Progress Pond

Don’t Hate Me Cuz I’m From Princeton

It’s such a Princeton thing, and it annoys me. What is it that gives (or gave) John McPhee so much satisfaction in using his erudition as a kind of secret hand shake to the one reader in ten thousand who would get his reference?

What I am talking about?

Well, okay, so Playboy sent McPhee to Wimbledon back in 1970, right about the time my parents moved my brothers and me into a house a few miles down the road from McPhee’s home. And he did his own version of Hunter S. Thompson’s romp at the Kentucky Derby, which came out the same year in Scanlan’s Monthly. In fact, for all I know Thompson’s article may have prompted Playboy‘s editor Arthur Kretchmer to foot the bill for McPhee’s trip.

So, McPhee went over to the All England Lawn Tennis and Croquet Club and hobnobbed with the upper crust there, which really wasn’t that much of a stretch for the Princeton and Cambridge-educated writer.

With that introduction, here you go:

The editor of the piece was the affable Arthur Kretchmer, who was soon to become Playboy’s editorial director, a position he held for thirty years. My conferences with him, always on the telephone, were light and without speed bumps as we made our way through the strawberries, the extinguishings, and the resurrections, until we came to the Members’ Enclosure.

Right.

McPhee is talking about the following excerpt from that 1970 article:

In the Members’ Enclosure, on the Members’ Lawn, members and their guests are sitting under white parasols, consuming best-end-of-lamb salad and strawberries in Devonshire cream. Around them are pools of goldfish. The goldfish are rented from Harrods. The members are rented from the uppermost upper middle class. Wimbledon is the annual convention of this stratum of English society, starboard out, starboard home.

Did you get that he’s referring to members of the Lawn Tennis and Croquet club here?

Good, because these were not the hoi polloi.

I think he got that across with the rented goldfish and Devonshire cream, don’t you?

But what’s with that “starboard out, starboard home” reference, his editor wanted to know.

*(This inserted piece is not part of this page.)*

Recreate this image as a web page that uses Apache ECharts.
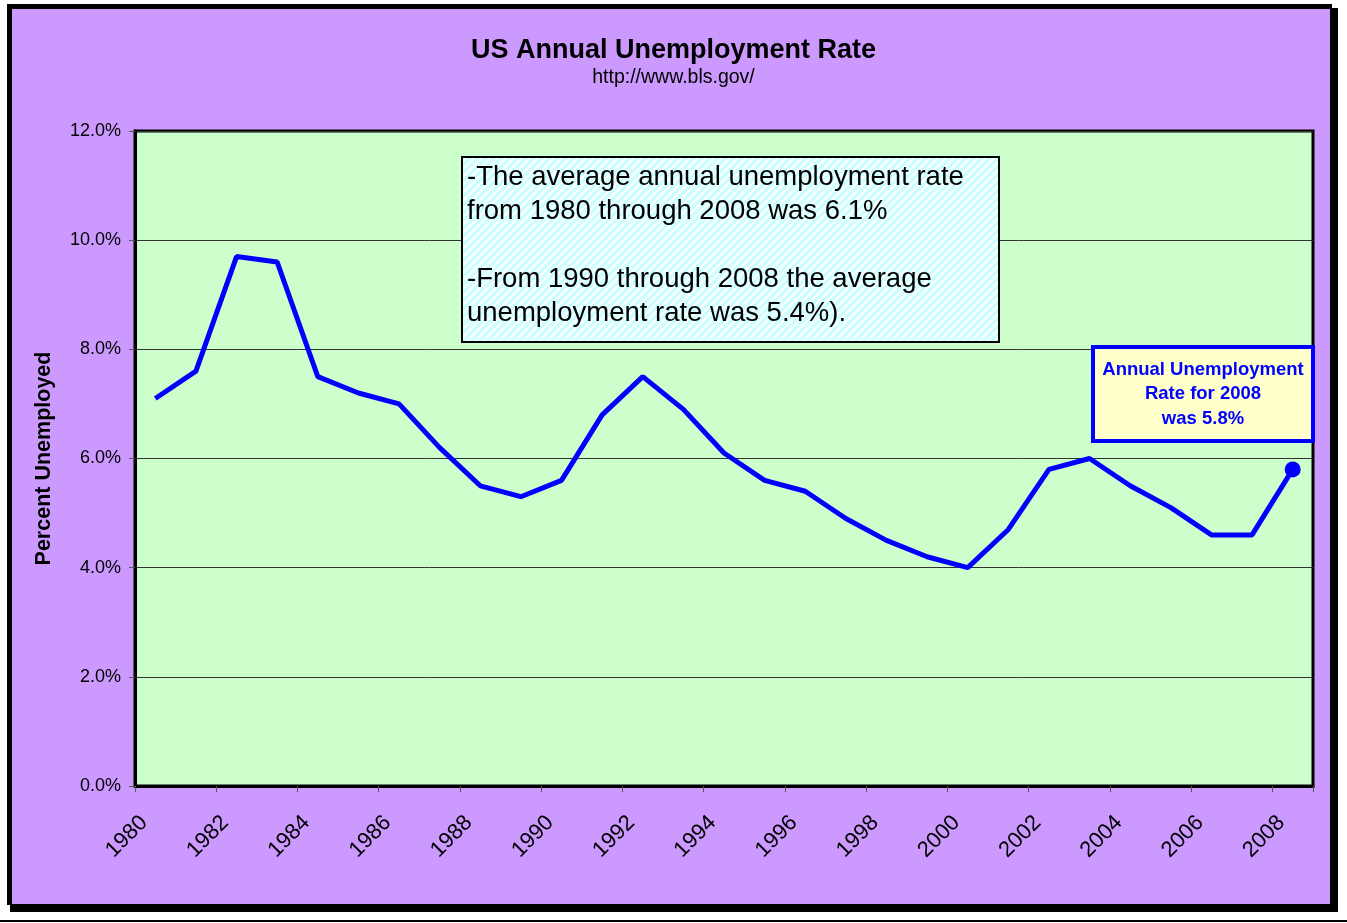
<!DOCTYPE html>
<html>
<head>
<meta charset="utf-8">
<script src="https://cdn.jsdelivr.net/npm/echarts@6/dist/echarts.min.js"></script>
<style>
html,body{margin:0;padding:0;background:#fff;}
#chart{width:1347px;height:923px;}
</style>
</head>
<body>
<div id="chart"></div>
<script>
var years = ['1980','1981','1982','1983','1984','1985','1986','1987','1988','1989','1990','1991','1992','1993','1994','1995','1996','1997','1998','1999','2000','2001','2002','2003','2004','2005','2006','2007','2008'];
var rates = [7.1,7.6,9.7,9.6,7.5,7.2,7.0,6.2,5.5,5.3,5.6,6.8,7.5,6.9,6.1,5.6,5.4,4.9,4.5,4.2,4.0,4.7,5.8,6.0,5.5,5.1,4.6,4.6,5.8];
var yTicks = [0,2,4,6,8,10,12];

var seriesData = rates.map(function(v, i){
  if (i === rates.length - 1) return {value: v, symbol: 'circle', symbolSize: 16};
  return v;
});

// striped pattern for the note box
var pc = document.createElement('canvas');
pc.width = 8; pc.height = 8;
var ctx = pc.getContext('2d');
ctx.fillStyle = '#CCFFFF';
ctx.fillRect(0,0,8,8);
ctx.strokeStyle = '#FFFFFF';
ctx.lineWidth = 2;
ctx.beginPath();
ctx.moveTo(-2,10); ctx.lineTo(10,-2);
ctx.moveTo(-6,6); ctx.lineTo(6,-6);
ctx.moveTo(2,14); ctx.lineTo(14,2);
ctx.stroke();

var chart = echarts.init(document.getElementById('chart'), null, {renderer:'canvas'});
var option = {
  backgroundColor: '#FFFFFF',
  animation: false,
  title: {
    text: 'US Annual Unemployment Rate',
    subtext: 'http://www.bls.gov/',
    left: 'center',
    top: 32,
    itemGap: 4,
    textStyle: {fontFamily: 'Liberation Sans, Arial', fontWeight: 'bold', fontSize: 27, color: '#000'},
    subtextStyle: {fontFamily: 'Liberation Sans, Arial', fontSize: 19.5, color: '#000'}
  },
  grid: {
    left: 135, right: 34, top: 131, bottom: 137,
    show: true, backgroundColor: '#CCFFCC', borderColor: '#000', borderWidth: 3
  },
  xAxis: {
    type: 'category',
    data: years,
    boundaryGap: true,
    axisLine: {show: true, lineStyle: {color: '#000', width: 3}},
    axisTick: {show: true, interval: 1, length: 6, lineStyle: {color: '#555', width: 1}},
    axisLabel: {interval: 1, rotate: 45, margin: 22, padding: [0, 16, 0, 0], fontFamily: 'Liberation Sans, Arial', fontSize: 22, color: '#000'},
    splitLine: {show: false}
  },
  yAxis: {
    type: 'value',
    min: 0, max: 12, interval: 2,
    name: 'Percent Unemployed',
    nameLocation: 'middle',
    nameGap: 80,
    nameTextStyle: {fontFamily: 'Liberation Sans, Arial', fontWeight: 'bold', fontSize: 21.5, color: '#000'},
    axisLine: {show: true, lineStyle: {color: '#000', width: 3}},
    axisTick: {show: true, length: 6, lineStyle: {color: '#555', width: 1}},
    axisLabel: {margin: 14, fontFamily: 'Liberation Sans, Arial', fontSize: 18, color: '#000',
      formatter: function(v){ return yTicks.indexOf(v) >= 0 ? v.toFixed(1) + '%' : ''; }},
    splitLine: {show: true, lineStyle: {color: '#333', width: 1}}
  },
  series: [{
    type: 'line',
    data: seriesData,
    symbol: 'none',
    showSymbol: true,
    lineStyle: {color: '#0000FF', width: 5},
    itemStyle: {color: '#0000FF'},
    z: 5
  }],
  graphic: [
    // outer frame with shadow
    {type: 'rect', shape: {x: 10, y: 8, width: 1328, height: 904}, style: {fill: '#000'}, z: -10, silent: true},
    {type: 'rect', shape: {x: 7, y: 4, width: 1325, height: 901}, style: {fill: '#000'}, z: -9, silent: true},
    {type: 'rect', shape: {x: 12, y: 9, width: 1318, height: 895}, style: {fill: '#CC99FF'}, z: -8, silent: true},
    {type: 'rect', shape: {x: 0, y: 920, width: 1347, height: 2}, style: {fill: '#000'}, z: -8, silent: true},
    // note box
    {type: 'rect', shape: {x: 462, y: 157, width: 537, height: 185},
      style: {fill: {image: pc, repeat: 'repeat'}, stroke: '#000', lineWidth: 2}, z: 10, silent: true},
    {type: 'text', left: 467, top: 160, z: 11, silent: true,
      style: {text: '-The average annual unemployment rate\nfrom 1980 through 2008 was 6.1%\n\n-From 1990 through 2008 the average\nunemployment rate was 5.4%).',
        font: '27.5px "Liberation Sans", Arial', fill: '#000', lineHeight: 34}},
    // 2008 annotation
    {type: 'rect', shape: {x: 1093, y: 347, width: 220, height: 94},
      style: {fill: '#FFFFCC', stroke: '#0000FF', lineWidth: 4}, z: 10, silent: true},
    {type: 'text', x: 1203, y: 394, z: 11, silent: true,
      style: {text: 'Annual Unemployment\nRate for 2008\nwas 5.8%', align: 'center', verticalAlign: 'middle',
        font: 'bold 18.5px "Liberation Sans", Arial', fill: '#0000FF', lineHeight: 24.5}}
  ]
};
chart.setOption(option);
</script>
</body>
</html>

Arthur Kretchmer said, “What does that mean?”

Assuming a tone of faintest surprise, I explained that when English people went out to India during the Raj, they went in unairconditioned ships. The most expensive staterooms were on the port side, away from the debilitating sun. When they sailed westward home, the most expensive staterooms were on the starboard side, for the same reason. And that is the actual or apocryphal but nonetheless commonplace etymology of the word “posh.” Those people in the All England Members’ Enclosure were one below Ascot: starboard out, starboard home.

I didn’t have a stopwatch with which to time the length of the silence on the other end of the line. I do remember what Kretchmer eventually said. He said, “Maybe one reader in ten thousand would get that.”

I said, “Look: you have bought thirteen thousand words about Wimbledon with no other complaint. I beg you to keep it as it is for that one reader.”

He said, “Sold!”

Which really brings me back to my whole “don’t hate me because I’m from Princeton thing.”

Because, you know, I was osmotically trained to view the world this way. By which I mean, who wouldn’t want to put something so esoteric in their Playboy feature that only the best-read cleverest one-in-ten-thousand reader would understand it?

But I think it’s a fucked up attitude. And I eventually very self-consciously rejected this and let the pendulum swing back quite a distance in the other direction.

So, in my writing, I quite deliberately set out never to attempt this kind of show-off business.

And it’s ironic that McPhee ends this piece talking about his vanity here without the slightest wink of apology. Because the article is about allusions and elicitation, and how ephemeral the shared experience between author and reader can be.

So, the wink is there, but it’s so deep down that you can easily miss it, which is sorta playful in an arrogant kind of way.

That’s not the only way the piece is brilliant yet inaccessible. He’s an artist well-honed in his craft.

And I doubt he cares whether or not you hate him for it.